⟨

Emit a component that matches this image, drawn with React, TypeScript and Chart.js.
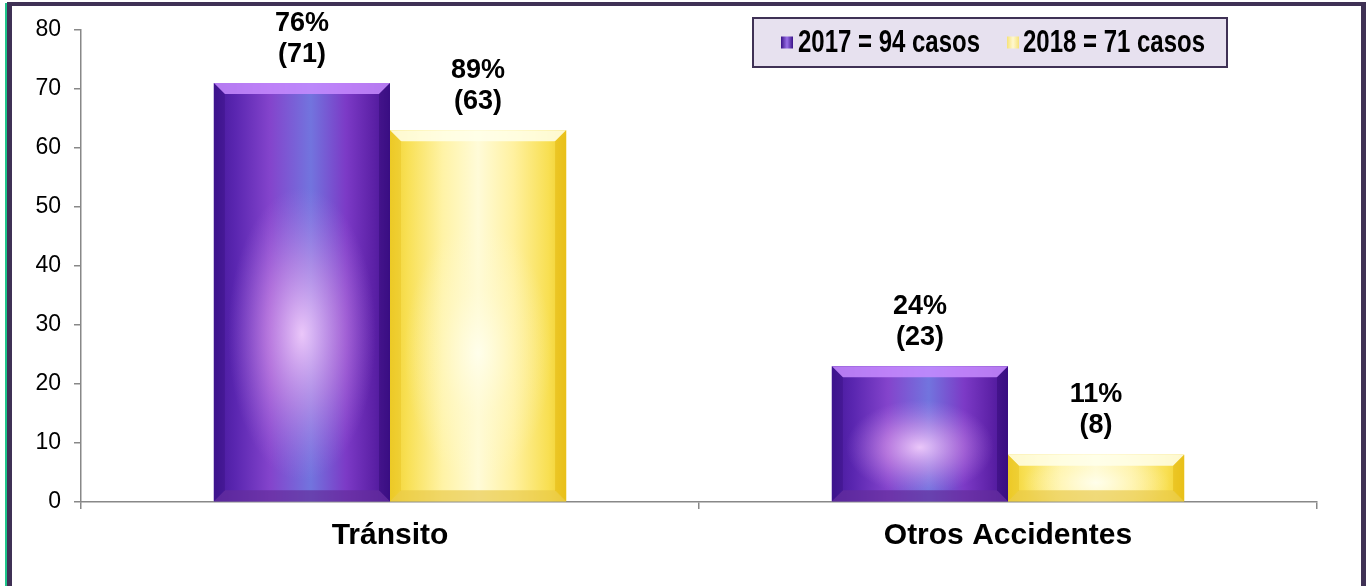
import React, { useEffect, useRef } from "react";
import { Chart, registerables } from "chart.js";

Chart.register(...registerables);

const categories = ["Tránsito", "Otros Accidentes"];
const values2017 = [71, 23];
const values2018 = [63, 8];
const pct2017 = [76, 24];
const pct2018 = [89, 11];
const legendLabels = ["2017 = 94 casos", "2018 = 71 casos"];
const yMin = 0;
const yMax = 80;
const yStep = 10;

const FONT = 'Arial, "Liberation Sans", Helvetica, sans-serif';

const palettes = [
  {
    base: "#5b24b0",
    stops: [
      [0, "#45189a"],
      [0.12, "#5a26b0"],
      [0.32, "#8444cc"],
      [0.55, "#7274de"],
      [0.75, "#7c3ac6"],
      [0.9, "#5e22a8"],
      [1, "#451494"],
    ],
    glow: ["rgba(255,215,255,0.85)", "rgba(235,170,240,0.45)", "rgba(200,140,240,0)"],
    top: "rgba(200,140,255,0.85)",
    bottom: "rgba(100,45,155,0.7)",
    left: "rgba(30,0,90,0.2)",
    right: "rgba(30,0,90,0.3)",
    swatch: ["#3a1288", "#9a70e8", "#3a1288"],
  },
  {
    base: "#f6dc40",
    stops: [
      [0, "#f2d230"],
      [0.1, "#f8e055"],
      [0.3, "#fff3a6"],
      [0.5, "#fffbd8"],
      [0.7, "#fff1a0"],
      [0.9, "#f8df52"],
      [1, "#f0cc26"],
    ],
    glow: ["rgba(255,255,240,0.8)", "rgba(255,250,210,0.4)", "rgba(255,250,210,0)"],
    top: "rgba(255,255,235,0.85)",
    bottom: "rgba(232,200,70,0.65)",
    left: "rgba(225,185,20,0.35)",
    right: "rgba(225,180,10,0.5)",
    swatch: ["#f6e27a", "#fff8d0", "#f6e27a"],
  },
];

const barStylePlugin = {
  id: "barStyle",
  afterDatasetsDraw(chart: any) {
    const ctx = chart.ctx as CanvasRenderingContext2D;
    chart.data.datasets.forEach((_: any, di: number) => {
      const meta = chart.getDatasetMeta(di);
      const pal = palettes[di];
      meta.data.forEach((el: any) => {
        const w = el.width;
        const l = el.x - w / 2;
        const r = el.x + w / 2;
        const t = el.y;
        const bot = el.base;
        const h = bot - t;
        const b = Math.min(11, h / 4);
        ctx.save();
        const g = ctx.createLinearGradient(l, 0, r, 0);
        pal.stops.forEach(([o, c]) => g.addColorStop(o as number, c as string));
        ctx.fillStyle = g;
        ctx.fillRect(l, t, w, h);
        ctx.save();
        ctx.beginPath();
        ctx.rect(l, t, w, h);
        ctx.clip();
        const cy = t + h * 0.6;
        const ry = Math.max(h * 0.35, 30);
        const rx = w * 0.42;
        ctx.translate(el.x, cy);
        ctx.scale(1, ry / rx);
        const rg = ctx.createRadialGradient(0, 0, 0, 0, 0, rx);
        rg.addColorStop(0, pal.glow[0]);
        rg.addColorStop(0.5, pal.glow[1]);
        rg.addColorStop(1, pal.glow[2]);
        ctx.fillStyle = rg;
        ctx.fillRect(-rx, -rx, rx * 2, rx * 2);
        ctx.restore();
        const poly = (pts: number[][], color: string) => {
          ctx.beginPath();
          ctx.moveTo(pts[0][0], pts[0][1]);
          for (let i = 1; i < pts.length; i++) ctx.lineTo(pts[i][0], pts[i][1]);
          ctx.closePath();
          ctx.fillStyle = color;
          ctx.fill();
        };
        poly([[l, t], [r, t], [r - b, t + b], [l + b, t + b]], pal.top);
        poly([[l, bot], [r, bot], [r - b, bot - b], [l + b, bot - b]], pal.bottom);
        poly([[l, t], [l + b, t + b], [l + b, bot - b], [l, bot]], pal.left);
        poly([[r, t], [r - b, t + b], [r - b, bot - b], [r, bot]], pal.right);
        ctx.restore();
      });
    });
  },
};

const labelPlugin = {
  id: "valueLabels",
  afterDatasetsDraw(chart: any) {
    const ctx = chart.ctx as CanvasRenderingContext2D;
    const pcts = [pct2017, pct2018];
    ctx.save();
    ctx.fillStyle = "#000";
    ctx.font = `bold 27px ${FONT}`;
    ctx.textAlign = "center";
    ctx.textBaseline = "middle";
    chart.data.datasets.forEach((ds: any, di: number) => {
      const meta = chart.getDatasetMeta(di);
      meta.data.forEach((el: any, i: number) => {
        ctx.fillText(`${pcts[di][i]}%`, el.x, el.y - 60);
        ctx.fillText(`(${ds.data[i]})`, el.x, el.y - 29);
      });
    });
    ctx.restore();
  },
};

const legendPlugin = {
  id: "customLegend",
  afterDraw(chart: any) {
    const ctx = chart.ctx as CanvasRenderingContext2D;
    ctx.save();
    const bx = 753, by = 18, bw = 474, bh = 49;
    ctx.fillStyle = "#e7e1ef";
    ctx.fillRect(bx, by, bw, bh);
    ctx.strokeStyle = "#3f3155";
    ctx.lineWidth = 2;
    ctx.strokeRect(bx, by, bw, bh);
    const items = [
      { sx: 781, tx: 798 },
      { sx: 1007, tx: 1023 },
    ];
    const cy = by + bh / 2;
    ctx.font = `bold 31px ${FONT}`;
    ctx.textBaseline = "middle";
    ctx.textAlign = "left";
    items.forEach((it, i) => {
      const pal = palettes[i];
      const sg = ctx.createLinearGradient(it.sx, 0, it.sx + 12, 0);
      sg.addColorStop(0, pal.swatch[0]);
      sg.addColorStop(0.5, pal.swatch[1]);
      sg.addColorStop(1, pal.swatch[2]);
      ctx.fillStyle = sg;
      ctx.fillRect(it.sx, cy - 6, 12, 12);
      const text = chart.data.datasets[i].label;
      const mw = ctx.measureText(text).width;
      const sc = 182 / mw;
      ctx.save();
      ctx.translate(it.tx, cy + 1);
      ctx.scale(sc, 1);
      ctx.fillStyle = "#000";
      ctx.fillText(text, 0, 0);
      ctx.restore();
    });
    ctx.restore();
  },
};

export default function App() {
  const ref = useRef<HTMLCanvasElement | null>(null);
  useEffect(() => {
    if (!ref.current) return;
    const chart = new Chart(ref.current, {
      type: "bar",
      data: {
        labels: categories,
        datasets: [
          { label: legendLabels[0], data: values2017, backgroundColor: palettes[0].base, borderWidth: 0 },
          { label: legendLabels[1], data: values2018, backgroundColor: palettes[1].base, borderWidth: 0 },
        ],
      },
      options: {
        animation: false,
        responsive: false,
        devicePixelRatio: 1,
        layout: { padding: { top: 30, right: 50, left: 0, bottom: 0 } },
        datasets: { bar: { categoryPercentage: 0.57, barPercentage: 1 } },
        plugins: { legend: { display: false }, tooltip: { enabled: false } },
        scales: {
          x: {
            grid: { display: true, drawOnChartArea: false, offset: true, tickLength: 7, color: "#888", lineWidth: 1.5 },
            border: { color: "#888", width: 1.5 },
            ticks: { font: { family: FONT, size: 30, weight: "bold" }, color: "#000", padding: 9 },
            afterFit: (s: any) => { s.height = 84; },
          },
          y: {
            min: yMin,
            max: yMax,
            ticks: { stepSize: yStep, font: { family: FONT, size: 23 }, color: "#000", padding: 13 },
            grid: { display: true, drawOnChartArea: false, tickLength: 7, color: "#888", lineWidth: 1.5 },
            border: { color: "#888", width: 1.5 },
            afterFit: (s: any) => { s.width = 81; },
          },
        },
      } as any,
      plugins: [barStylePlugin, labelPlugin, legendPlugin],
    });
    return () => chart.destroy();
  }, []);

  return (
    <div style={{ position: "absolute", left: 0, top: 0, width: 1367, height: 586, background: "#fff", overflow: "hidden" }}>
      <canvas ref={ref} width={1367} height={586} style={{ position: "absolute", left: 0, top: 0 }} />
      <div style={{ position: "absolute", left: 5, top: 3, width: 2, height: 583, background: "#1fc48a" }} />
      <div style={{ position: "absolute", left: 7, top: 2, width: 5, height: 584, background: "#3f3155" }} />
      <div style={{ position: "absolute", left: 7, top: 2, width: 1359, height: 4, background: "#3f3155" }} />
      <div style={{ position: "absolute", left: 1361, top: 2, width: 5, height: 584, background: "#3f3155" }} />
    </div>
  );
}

⟩

Exercise:
In the data above, please extract the lines from the first one through the line with "Chart.register(...registerables);", exactly, and keep pictures out.

Result of this task:
Emit a component that matches this image, drawn with React, TypeScript and Chart.js.
import React, { useEffect, useRef } from "react";
import { Chart, registerables } from "chart.js";

Chart.register(...registerables);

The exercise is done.